Transcribe each line of the material as it is, and drop any picture.

Recorded data:

** Start **

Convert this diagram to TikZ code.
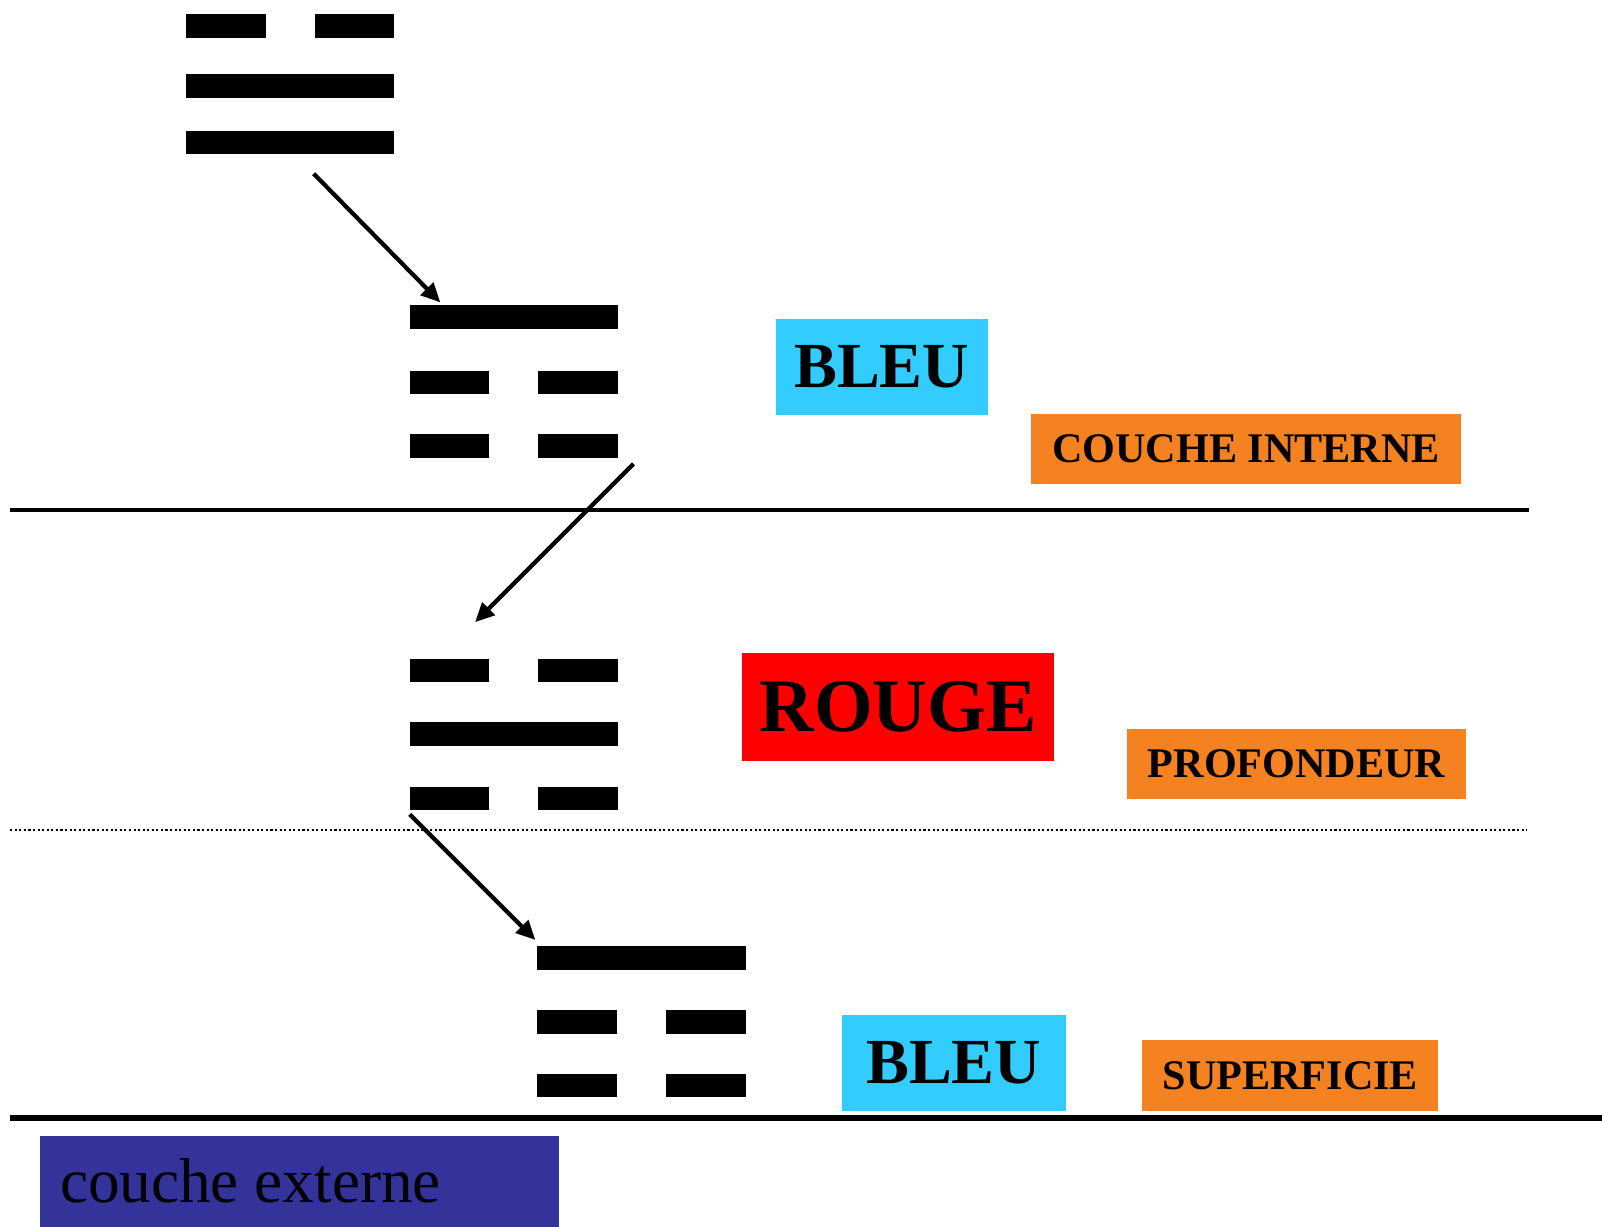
\documentclass[tikz,border=0pt]{standalone}
\usepackage{fontspec}
\setmainfont{Liberation Serif}
\usetikzlibrary{arrows.meta}
\definecolor{skyfill}{HTML}{33CCFF}
\definecolor{amber}{HTML}{F58220}
\definecolor{rougefill}{HTML}{FF0000}
\definecolor{navy}{HTML}{333399}
\tikzset{
  yang/.style={fill=black, inner sep=0pt, minimum width=2.084cm, minimum height=0.235cm},
  yin/.style={fill=black, inner sep=0pt, minimum width=0.797cm, minimum height=0.235cm},
  move/.style={draw=black, line width=1.2pt, -{Triangle[length=5.5pt,width=5pt]}},
  layer/.style={draw=black, line width=1.3pt},
  colourbox/.style={inner sep=0pt, font=\fontsize{18.3}{20}\selectfont\bfseries},
  tagbox/.style={fill=amber, inner sep=0pt, minimum height=0.705cm, font=\fontsize{12}{14}\selectfont\bfseries},
}

\begin{document}
\begin{tikzpicture}[x=0.010217cm, y=-0.010217cm]
  \useasboundingbox (0,0) rectangle (1568,1200);
  % layers
  \draw[layer] (10,499) -- (1497,499);
  \draw[line width=0.5pt, dash pattern=on 0.6pt off 0.7pt] (10,812) -- (1495,812);
  \draw[line width=1.75pt] (10,1094) -- (1568,1094);
  % trigrams
  \foreach \x/\y [count=\i] in {182/84, 182/139.5, 401/310.5, 401/718.5, 526/937.5}
    \node[yang] (yang\i) at (\x+102,\y) {};
  \foreach \x/\y [count=\i] in {182/25.5, 401/374.5, 401/436.5, 401/656.5, 401/781.5, 526/1000.5, 526/1062.5}{
    \node[yin] (yinl\i) at (\x+39,\y) {};
    \node[yin] (yinr\i) at (\x+165,\y) {};
  }
  % arrows
  \coordinate (a1) at (307,170);
  \coordinate (b1) at (431,296);
  \coordinate (a2) at (620,454);
  \coordinate (b2) at (465,609);
  \coordinate (a3) at (401,797);
  \coordinate (b3) at (524,920);
  \draw[move] (a1) -- (b1);
  \draw[move] (a2) -- (b2);
  \draw[move] (a3) -- (b3);
  % labels
  \node[colourbox, fill=skyfill, minimum width=2.125cm, minimum height=0.960cm] (bleuA) at (863,359) {BLEU};
  \node[tagbox, minimum width=4.301cm] (interne) at (1219.5,439.5) {COUCHE INTERNE};
  \node[colourbox, fill=rougefill, minimum width=3.126cm, minimum height=1.083cm,
        font=\fontsize{21.5}{24}\selectfont\bfseries] (rouge) at (879,692) {ROUGE};
  \node[tagbox, minimum width=3.392cm] (profond) at (1269,748) {PROFONDEUR};
  \node[colourbox, fill=skyfill, minimum width=2.238cm, minimum height=0.960cm] (bleuB) at (933.5,1040) {BLEU};
  \node[tagbox, minimum width=2.963cm] (superf) at (1263,1052.5) {SUPERFICIE};
  \node[fill=navy, anchor=north west, inner sep=0pt, minimum width=5.2cm, minimum height=0.909cm,
        font=\fontsize{18}{20}\selectfont] (externe) at (38,1111) {\makebox[4.79cm][l]{couche externe}};
\end{tikzpicture}
\end{document}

** End **

Solution to this task:
Convert this diagram to TikZ code.
\documentclass[tikz,border=0pt]{standalone}
\usepackage{fontspec}
\setmainfont{Liberation Serif}
\usetikzlibrary{arrows.meta}
\definecolor{skyfill}{HTML}{33CCFF}
\definecolor{amber}{HTML}{F58220}
\definecolor{rougefill}{HTML}{FF0000}
\definecolor{navy}{HTML}{333399}
\tikzset{
  yang/.style={fill=black, inner sep=0pt, minimum width=2.084cm, minimum height=0.235cm},
  yin/.style={fill=black, inner sep=0pt, minimum width=0.797cm, minimum height=0.235cm},
  move/.style={draw=black, line width=1.2pt, -{Triangle[length=5.5pt,width=5pt]}},
  layer/.style={draw=black, line width=1.3pt},
  colourbox/.style={inner sep=0pt, font=\fontsize{18.3}{20}\selectfont\bfseries},
  tagbox/.style={fill=amber, inner sep=0pt, minimum height=0.705cm, font=\fontsize{12}{14}\selectfont\bfseries},
}

\begin{document}
\begin{tikzpicture}[x=0.010217cm, y=-0.010217cm]
  \useasboundingbox (0,0) rectangle (1568,1200);
  % layers
  \draw[layer] (10,499) -- (1497,499);
  \draw[line width=0.5pt, dash pattern=on 0.6pt off 0.7pt] (10,812) -- (1495,812);
  \draw[line width=1.75pt] (10,1094) -- (1568,1094);
  % trigrams
  \foreach \x/\y [count=\i] in {182/84, 182/139.5, 401/310.5, 401/718.5, 526/937.5}
    \node[yang] (yang\i) at (\x+102,\y) {};
  \foreach \x/\y [count=\i] in {182/25.5, 401/374.5, 401/436.5, 401/656.5, 401/781.5, 526/1000.5, 526/1062.5}{
    \node[yin] (yinl\i) at (\x+39,\y) {};
    \node[yin] (yinr\i) at (\x+165,\y) {};
  }
  % arrows
  \coordinate (a1) at (307,170);
  \coordinate (b1) at (431,296);
  \coordinate (a2) at (620,454);
  \coordinate (b2) at (465,609);
  \coordinate (a3) at (401,797);
  \coordinate (b3) at (524,920);
  \draw[move] (a1) -- (b1);
  \draw[move] (a2) -- (b2);
  \draw[move] (a3) -- (b3);
  % labels
  \node[colourbox, fill=skyfill, minimum width=2.125cm, minimum height=0.960cm] (bleuA) at (863,359) {BLEU};
  \node[tagbox, minimum width=4.301cm] (interne) at (1219.5,439.5) {COUCHE INTERNE};
  \node[colourbox, fill=rougefill, minimum width=3.126cm, minimum height=1.083cm,
        font=\fontsize{21.5}{24}\selectfont\bfseries] (rouge) at (879,692) {ROUGE};
  \node[tagbox, minimum width=3.392cm] (profond) at (1269,748) {PROFONDEUR};
  \node[colourbox, fill=skyfill, minimum width=2.238cm, minimum height=0.960cm] (bleuB) at (933.5,1040) {BLEU};
  \node[tagbox, minimum width=2.963cm] (superf) at (1263,1052.5) {SUPERFICIE};
  \node[fill=navy, anchor=north west, inner sep=0pt, minimum width=5.2cm, minimum height=0.909cm,
        font=\fontsize{18}{20}\selectfont] (externe) at (38,1111) {\makebox[4.79cm][l]{couche externe}};
\end{tikzpicture}
\end{document}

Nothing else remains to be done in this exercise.